Now consider a dependency like openssl-sys. This crate compiles OpenSSL from source. It requires a C compiler and linker for the target. On Linux, you need the MinGW C compiler.

# Install the MinGW C compiler.
# This allows build scripts to compile C code for Windows.
sudo apt install gcc-mingw-w64-x86-64

# Build again.
cargo build --target x86_64-pc-windows-gnu --release

If you skip the C compiler, the build script fails. The error comes from the build script, not rustc. You will see messages about missing cc or gcc.

Testing the binary: You cannot run the Windows binary on Linux directly. You need Wine. Wine is a compatibility layer that runs Windows executables on Linux.

# Install Wine.
sudo apt install wine64

# Run the Windows binary under Wine.
wine target/x86_64-pc-windows-gnu/release/my-app.exe

Wine bridges the gap. You can test the binary locally without a Windows machine. This is invaluable for CI/CD pipelines.

Convention aside: The community convention is to test cross-compiled binaries with Wine in CI. Tools like cargo-wine automate this. Run cargo wine run --target x86_64-pc-windows-gnu to build and run in one step. This saves time and reduces friction.

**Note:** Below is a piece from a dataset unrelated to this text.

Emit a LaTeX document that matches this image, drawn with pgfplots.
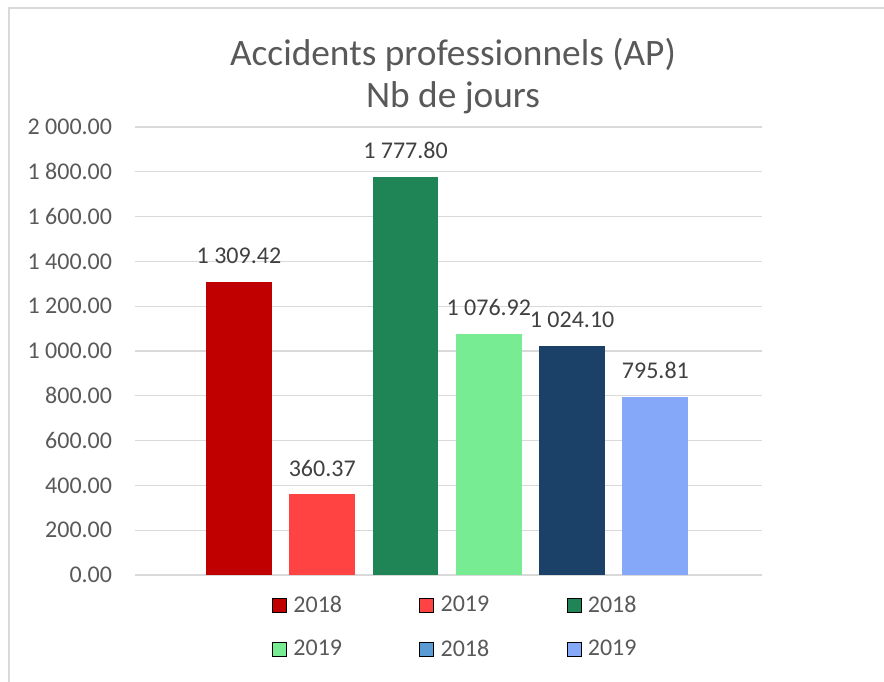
\documentclass[border=0pt]{standalone}
\usepackage{pgfplots}
\pgfplotsset{compat=1.18}
\usepackage{fontspec}
\setmainfont{Carlito}

\definecolor{txt}{HTML}{595959}
\definecolor{lab}{HTML}{404040}
\definecolor{gridc}{HTML}{D9D9D9}
\definecolor{c1}{HTML}{C00000}
\definecolor{c2}{HTML}{FF4343}
\definecolor{c3}{HTML}{1F8556}
\definecolor{c4}{HTML}{77EC92}
\definecolor{c5}{HTML}{1C4169}
\definecolor{c5leg}{HTML}{5B9BD5}
\definecolor{c6}{HTML}{86A8F8}

\begin{document}
\begin{tikzpicture}
\useasboundingbox (0,0) rectangle (663pt,510.75pt);
\draw[color=gridc, line width=1pt] (6.75pt,-10pt) rectangle (700pt,504.75pt);

\node[font=\fontsize{28}{32}\selectfont, color=txt] at (339.75pt,469.5pt) {Accidents professionnels (AP)};
\node[font=\fontsize{28}{32}\selectfont, color=txt] at (339.75pt,437.25pt) {Nb de jours};

\begin{axis}[
  at={(101.25pt,79.5pt)}, anchor=south west,
  scale only axis, width=470.25pt, height=336pt,
  xmin=-1.248, xmax=6.28, ymin=0, ymax=2000,
  axis line style={draw=none},
  ymajorgrids, grid style={color=gridc, line width=0.9pt},
  xtick=\empty,
  ytick={0,200,...,2000},
  yticklabels={0.00,200.00,400.00,600.00,800.00,1 000.00,1 200.00,1 400.00,1 600.00,1 800.00,2 000.00},
  major tick length=0pt,
  yticklabel style={font=\fontsize{18}{21}\selectfont, color=txt, inner sep=0pt, xshift=-17pt},
  every node near coord/.append style={font=\fontsize{18}{21}\selectfont, color=lab, anchor=south, inner sep=0pt, yshift=13pt},
  legend image code/.code={\fill[#1] (0pt,-5.25pt) rectangle (10.5pt,5.25pt); \path (13.5pt,0pt);},
  legend columns=3,
  legend style={draw=none, fill=none, at={(0.5115,-0.116)}, anchor=center,
    font=\fontsize{18}{21}\selectfont, text=txt, row sep=15pt,
    /tikz/every even column/.append style={column sep=56pt}},
]
\addplot[ybar, bar width=0.79, bar shift=0pt, fill=c1, draw=none, forget plot,
  nodes near coords, point meta=explicit symbolic] coordinates {(0,1309.42) [1 309.42]};
\addplot[ybar, bar width=0.79, bar shift=0pt, fill=c2, draw=none, forget plot,
  nodes near coords, point meta=explicit symbolic] coordinates {(1,360.37) [360.37]};
\addplot[ybar, bar width=0.79, bar shift=0pt, fill=c3, draw=none, forget plot,
  nodes near coords, point meta=explicit symbolic] coordinates {(2,1777.80) [1 777.80]};
\addplot[ybar, bar width=0.79, bar shift=0pt, fill=c4, draw=none, forget plot,
  nodes near coords, point meta=explicit symbolic] coordinates {(3,1076.92) [1 076.92]};
\addplot[ybar, bar width=0.79, bar shift=0pt, fill=c5, draw=none, forget plot,
  nodes near coords, point meta=explicit symbolic] coordinates {(4,1024.10) [1 024.10]};
\addplot[ybar, bar width=0.79, bar shift=0pt, fill=c6, draw=none, forget plot,
  nodes near coords, point meta=explicit symbolic] coordinates {(5,795.81) [795.81]};

\addlegendimage{fill=c1}
\addlegendimage{fill=c2}
\addlegendimage{fill=c3}
\addlegendimage{fill=c4}
\addlegendimage{fill=c5leg}
\addlegendimage{fill=c6}
\legend{2018,2019,2018,2019,2018,2019}
\end{axis}
\end{tikzpicture}
\end{document}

Pitfalls and compiler errors

Cross-compilation fails in predictable ways. The errors point to the root cause.

Missing target standard library: If you forget rustup target add, cargo cannot find the standard library. The compiler rejects you with E0463 (can't find crate for std). Install the target and retry.

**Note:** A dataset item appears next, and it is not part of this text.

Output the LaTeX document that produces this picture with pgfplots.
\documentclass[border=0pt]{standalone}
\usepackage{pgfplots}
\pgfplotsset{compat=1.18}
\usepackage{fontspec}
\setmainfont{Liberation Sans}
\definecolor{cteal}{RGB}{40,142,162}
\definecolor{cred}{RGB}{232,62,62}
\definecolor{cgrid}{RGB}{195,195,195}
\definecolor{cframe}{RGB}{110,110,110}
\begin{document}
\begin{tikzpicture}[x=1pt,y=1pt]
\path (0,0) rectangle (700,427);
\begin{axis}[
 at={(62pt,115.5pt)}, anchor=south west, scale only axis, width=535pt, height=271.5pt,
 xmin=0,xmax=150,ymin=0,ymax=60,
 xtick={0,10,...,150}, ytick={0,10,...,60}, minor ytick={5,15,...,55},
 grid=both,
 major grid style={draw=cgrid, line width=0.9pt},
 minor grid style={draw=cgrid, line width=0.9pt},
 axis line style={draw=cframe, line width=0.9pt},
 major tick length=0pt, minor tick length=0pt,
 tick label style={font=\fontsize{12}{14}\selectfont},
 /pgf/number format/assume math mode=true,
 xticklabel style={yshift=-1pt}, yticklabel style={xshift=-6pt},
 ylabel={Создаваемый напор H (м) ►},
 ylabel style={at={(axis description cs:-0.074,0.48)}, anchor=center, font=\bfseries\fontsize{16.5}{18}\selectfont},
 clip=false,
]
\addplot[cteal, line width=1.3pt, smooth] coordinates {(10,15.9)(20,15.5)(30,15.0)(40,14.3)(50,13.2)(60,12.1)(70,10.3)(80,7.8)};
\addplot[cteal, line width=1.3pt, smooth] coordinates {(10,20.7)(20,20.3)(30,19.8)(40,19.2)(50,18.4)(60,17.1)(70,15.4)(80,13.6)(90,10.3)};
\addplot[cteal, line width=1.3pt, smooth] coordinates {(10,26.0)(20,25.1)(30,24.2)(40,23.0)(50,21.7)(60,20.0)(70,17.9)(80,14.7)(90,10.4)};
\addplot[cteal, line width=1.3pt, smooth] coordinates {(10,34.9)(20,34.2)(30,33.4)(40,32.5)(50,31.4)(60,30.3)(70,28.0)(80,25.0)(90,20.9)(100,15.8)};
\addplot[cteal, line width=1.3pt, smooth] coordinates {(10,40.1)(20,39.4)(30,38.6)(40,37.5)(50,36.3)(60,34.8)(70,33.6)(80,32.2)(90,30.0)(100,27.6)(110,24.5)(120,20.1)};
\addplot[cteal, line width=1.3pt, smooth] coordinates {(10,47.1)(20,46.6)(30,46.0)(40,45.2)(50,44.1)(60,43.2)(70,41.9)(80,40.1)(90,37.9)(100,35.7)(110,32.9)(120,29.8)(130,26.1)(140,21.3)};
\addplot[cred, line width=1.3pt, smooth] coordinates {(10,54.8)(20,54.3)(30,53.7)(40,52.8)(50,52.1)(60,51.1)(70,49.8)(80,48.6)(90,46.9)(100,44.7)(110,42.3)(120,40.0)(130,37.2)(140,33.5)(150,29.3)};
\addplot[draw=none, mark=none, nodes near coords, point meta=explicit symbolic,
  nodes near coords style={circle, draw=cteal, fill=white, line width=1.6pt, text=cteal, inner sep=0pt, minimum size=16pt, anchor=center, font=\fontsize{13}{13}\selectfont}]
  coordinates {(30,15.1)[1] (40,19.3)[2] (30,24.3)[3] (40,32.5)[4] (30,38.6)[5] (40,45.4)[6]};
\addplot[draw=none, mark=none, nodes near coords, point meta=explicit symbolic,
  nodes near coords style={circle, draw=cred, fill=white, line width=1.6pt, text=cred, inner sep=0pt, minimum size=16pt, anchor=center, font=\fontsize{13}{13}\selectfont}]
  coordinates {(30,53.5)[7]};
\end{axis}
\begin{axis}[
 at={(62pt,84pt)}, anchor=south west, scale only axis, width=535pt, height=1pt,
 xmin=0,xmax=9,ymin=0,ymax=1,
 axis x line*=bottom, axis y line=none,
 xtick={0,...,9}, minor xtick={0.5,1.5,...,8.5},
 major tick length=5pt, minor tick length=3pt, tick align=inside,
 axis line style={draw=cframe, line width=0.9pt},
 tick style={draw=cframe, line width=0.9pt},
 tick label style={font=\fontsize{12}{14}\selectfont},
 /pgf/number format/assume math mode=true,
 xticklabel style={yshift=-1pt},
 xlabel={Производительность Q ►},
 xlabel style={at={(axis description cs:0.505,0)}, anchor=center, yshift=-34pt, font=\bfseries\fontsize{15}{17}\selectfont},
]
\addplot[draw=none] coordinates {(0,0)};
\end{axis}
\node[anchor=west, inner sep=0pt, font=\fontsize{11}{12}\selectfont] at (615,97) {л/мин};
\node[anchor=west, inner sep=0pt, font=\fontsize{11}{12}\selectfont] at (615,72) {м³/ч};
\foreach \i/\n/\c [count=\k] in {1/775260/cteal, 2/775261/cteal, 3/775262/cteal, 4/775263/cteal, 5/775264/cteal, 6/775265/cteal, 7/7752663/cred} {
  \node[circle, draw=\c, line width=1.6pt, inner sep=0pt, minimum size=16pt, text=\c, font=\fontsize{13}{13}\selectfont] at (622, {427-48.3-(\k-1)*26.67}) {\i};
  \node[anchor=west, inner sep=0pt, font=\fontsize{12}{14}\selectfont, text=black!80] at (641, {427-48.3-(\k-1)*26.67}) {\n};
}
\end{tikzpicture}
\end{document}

Missing linker: If you build for gnu without MinGW, the linker fails. You see linking with cc failed or ld: cannot find -l.... Install mingw-w64 and retry.

C dependency without cross-compiler: If a crate compiles C code and you lack the cross-compiler, the build script fails. The error mentions cc or gcc not found. Install the MinGW C compiler.

MSVC target on Linux: If you try x86_64-pc-windows-msvc on Linux without a MSVC cross-compiler, the build fails. The linker cannot be found. Switch to gnu or set up a MSVC cross-toolchain.

E0463 for dependencies: If a dependency does not support the target, you may see E0463 for that crate. The crate failed to compile. Check the crate's documentation for target support. Some crates only support specific platforms.

E0308 mismatched types: This error can appear if a crate uses conditional compilation incorrectly. The code path for Windows may have a type mismatch. This is a bug in the crate or your code. Update the crate or fix the code.

Check your dependencies. Pure Rust is portable. C bindings are not. Verify every crate supports your target before you build.

Decision: which target and when

Choose the target based on your host OS and your dependency requirements.

Use x86_64-pc-windows-gnu when you are on Linux and want a working Windows binary with minimal setup. The toolchain is available via package managers. The binary runs on Windows. This is the default choice for Linux cross-compilation.

Use x86_64-pc-windows-msvc when your dependencies strictly require the MSVC ABI or you are building in a CI environment equipped with MSVC cross-compilation tools. This target is rare on Linux. Only use it if you have a specific reason.

Use cargo build --target explicitly in your workflow. Do not rely on environment variables for the target. The flag is clear and reproducible.

Use Wine to test the binary locally. Do not ship untested binaries. Wine catches runtime errors before they reach the user.

Install MinGW tools on your Linux machine. The linker and C compiler are prerequisites for most projects. Do not skip this step.